In retrospect, it becomes apparent that the parenthetic ὅπᾳ δίκαιον applies, not just to the propriety of praise (γεγωνητέον) but, apo koinou,Footnote 56 to the terms of praise now specified, especially the first one, ξένων ἔρεισμ’. The connotations of δίκαιον, that is, remain active, because (as Pindar repeatedly reminds us) ‘supporting’ xenoi is itself a matter of δίκα: O. 13.2–7 οἶκον . . . | ξένοισι . . . θεράποντα . . . [in Corinth, where] . . . Εὐνομία ναίει κασιγνήτα τε . . . | Δίκα; N. 4.12 δίκᾳ ξεναρκέϊ; I. 9.5–6 οὐ θέμιν οὐδὲ δίκαν | ξείνων ὑπερβαίνοντες. Pindar has not, indeed, invented the association: cf. Od. 6.120–1 δίκαιοι ~ φιλόξεινοι, Hes. Op. 225–6 δίκας ξείνοισι . . . δίδουσιν | ἰθείας καὶ μή τι παρεκβαίνουσι δικαίου, Aesch. fr. 196.1–2 Radt ἐνδικώτατον | . . . καὶ φιλοξενώτατον, Bacchyl. 14.23 φιλοξείνου τε καὶ ὀρθοδίκου, Eur. Alc. 1147–8 δίκαιος ὢν | . . . εὐσέβει περὶ ξένους.
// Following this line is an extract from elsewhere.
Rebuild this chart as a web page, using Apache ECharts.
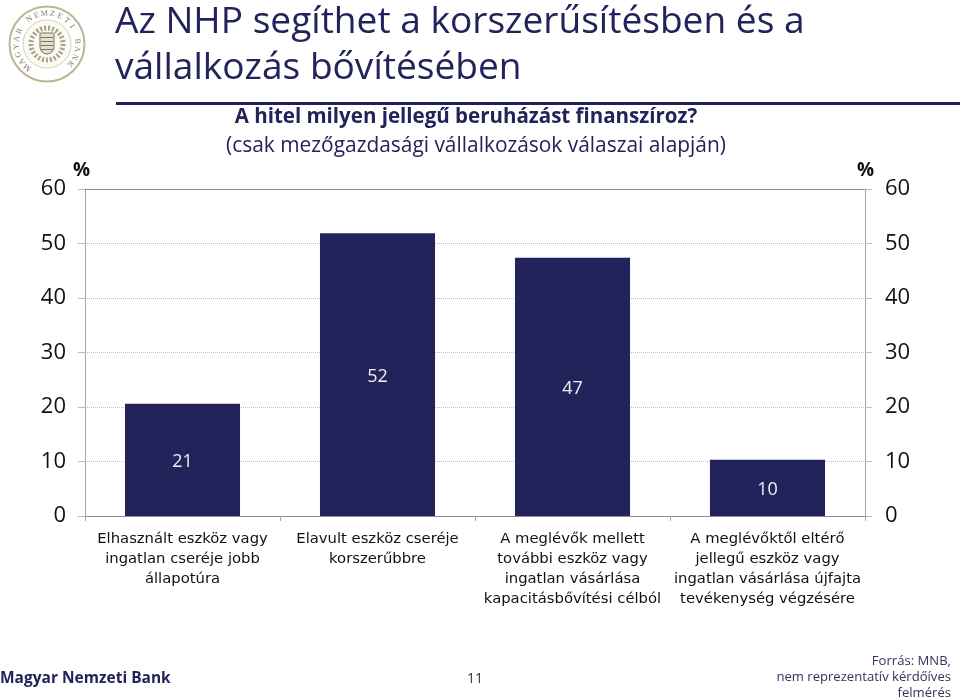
<!DOCTYPE html>
<html><head><meta charset="utf-8">
<style>html,body{margin:0;padding:0;background:#fff}#c{width:960px;height:699px}</style>
<script src="https://cdn.jsdelivr.net/npm/echarts@6/dist/echarts.min.js"></script>
</head><body><div id="c"></div>
<script>
const categories = [
  "Elhasznált eszköz vagy\ningatlan cseréje jobb\nállapotúra",
  "Elavult eszköz cseréje\nkorszerűbbre",
  "A meglévők mellett\ntovábbi eszköz vagy\ningatlan vásárlása\nkapacitásbővítési célból",
  "A meglévőktől eltérő\njellegű eszköz vagy\ningatlan vásárlása újfajta\ntevékenység végzésére"
];
const values = [20.6, 51.9, 47.4, 10.3];
const valueLabels = ["21", "52", "47", "10"];
const titleLines = ["Az NHP segíthet a korszerűsítésben és a", "vállalkozás bővítésében"];
const subtitle = "A hitel milyen jellegű beruházást finanszíroz?";
const subtitle2 = "(csak mezőgazdasági vállalkozások válaszai alapján)";
const source = "Forrás: MNB,\nnem reprezentatív kérdőíves\nfelmérés";
const sealText = "MAGYAR NEMZETI BANK";

const navy = "#23235b", sans = "'Open Sans','Noto Sans',sans-serif";
const chart = echarts.init(document.getElementById("c"), null, {renderer:"canvas"});

function sealLetters(){
  const out = [], cx = 47, cy = 44, r = 30.5, n = sealText.length;
  for (let i = 0; i < n; i++){
    const t = (-140 + i * 270 / (n - 1)) * Math.PI / 180;
    out.push({type:"text", x: cx + r * Math.sin(t), y: cy - r * Math.cos(t),
      rotation: -t, originX:0, originY:0,
      style:{text: sealText[i], font:"8px 'Liberation Serif'", fill:"#7f7a60", align:"center", verticalAlign:"middle"}});
  }
  return out;
}
function text(x,y,t,font,fill,align){
  return {type:"text", x, y, style:{text:t, font, fill, align:align||"left", verticalAlign:"middle"}};
}
chart.setOption({
  animation:false,
  backgroundColor:"#fff",
  grid:{left:85, right:95, top:189, bottom:183, containLabel:false},
  xAxis:{type:"category", data:categories,
    axisLine:{lineStyle:{color:"#8c8c8c"}}, axisTick:{show:true,length:5,alignWithLabel:false,lineStyle:{color:"#a6a6a6"}},
    axisLabel:{interval:0, color:"#111", fontFamily:"'DejaVu Sans'", fontSize:14.8, lineHeight:20, margin:13, align:"center", verticalAlign:"top"}},
  yAxis:[
    {type:"value", min:0, max:60, interval:10, position:"left",
     axisLine:{show:true,lineStyle:{color:"#a6a6a6"}}, axisTick:{show:true,length:7,lineStyle:{color:"#bdbdbd"}},
     splitLine:{show:true,lineStyle:{type:"dotted",color:"#bdbdbd"}},
     axisLabel:{color:"#111",fontFamily:sans,fontSize:22,margin:19,padding:[2,0,0,0]}},
    {type:"value", min:0, max:60, interval:10, position:"right",
     axisLine:{show:true,lineStyle:{color:"#a6a6a6"}}, axisTick:{show:true,length:7,lineStyle:{color:"#bdbdbd"}},
     splitLine:{show:false},
     axisLabel:{color:"#111",fontFamily:sans,fontSize:22,margin:20,padding:[2,0,0,0]}}
  ],
  series:[{type:"bar", data:values, barWidth:"59%", itemStyle:{color:navy},
    label:{show:true, position:"inside", offset:[0,2], color:"#eeeef4", fontFamily:sans, fontSize:18,
      formatter:p=>valueLabels[p.dataIndex]},
    markLine:{silent:true, symbol:"none", label:{show:false}, animation:false,
      lineStyle:{color:"#8c8c8c",type:"solid",width:1}, data:[{yAxis:60}]}}],
  graphic:[
    {type:"circle",shape:{cx:47,cy:44,r:37.5},style:{fill:"#fff",stroke:"#bdb592",lineWidth:2}},
    {type:"circle",shape:{cx:47,cy:44,r:24},style:{fill:"#fbfaf5",stroke:"#d5d0b8",lineWidth:1}},
    {type:"circle",shape:{cx:47,cy:44,r:16},style:{fill:"none",stroke:"#a8a284",lineWidth:5,lineDash:[2,2]}},
    {type:"rect",shape:{x:40,y:33,width:14,height:21,r:[1,1,7,7]},style:{fill:"#e4e1cf",stroke:"#77735c",lineWidth:1}},
    {type:"rect",shape:{x:41,y:37,width:12,height:1},style:{fill:"#77735c"}},
    {type:"rect",shape:{x:41,y:41,width:12,height:1},style:{fill:"#77735c"}},
    {type:"rect",shape:{x:41,y:45,width:12,height:1},style:{fill:"#77735c"}},
    {type:"rect",shape:{x:41,y:49,width:12,height:1},style:{fill:"#77735c"}},
    ...sealLetters(),
    text(115,22,titleLines[0],"37.1px "+sans,navy),
    text(115,68,titleLines[1],"37.1px "+sans,navy),
    {type:"rect",shape:{x:116,y:102,width:844,height:3},style:{fill:navy}},
    text(466,117,subtitle,"bold 20.5px "+sans,navy,"center"),
    text(476,146,subtitle2,"20.9px "+sans,navy,"center"),
    text(73,171,"%","bold 19px "+sans,"#111"),
    text(857,171,"%","bold 19px "+sans,"#111"),
    text(0,679,"Magyar Nemzeti Bank","bold 15.5px "+sans,navy),
    text(475,679,"11","14px "+sans,"#333","center"),
    {type:"text",x:951,y:653,style:{text:source,font:"13.1px "+sans,fill:"#33335f",align:"right",verticalAlign:"top",lineHeight:16}}
  ]
});
</script></body></html>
Ἀκράγαντος | εὐωνύμων τε πατέρων: a typically Pindaric kind of double specification, almost a hendiadys; cf. N. 5.8 Αἰακίδας ἐγέγαιρεν ματρόπολίν τε, N. 9.14 πατρίων οἴκων ἀπό τ’ Ἄργεος, O. 3.38–9 Ἐμμενίδαις | Θήρωνί τ’ (Thero is an Emmenid).Footnote 57 In all the examples cited, the particle τε isolates, therefore foregrounds, a proper name, as here Ἀκράγαντος: Thero (we are to agree) is the supreme representative of his city, Acragas, as well as of the Emmenids, his clan.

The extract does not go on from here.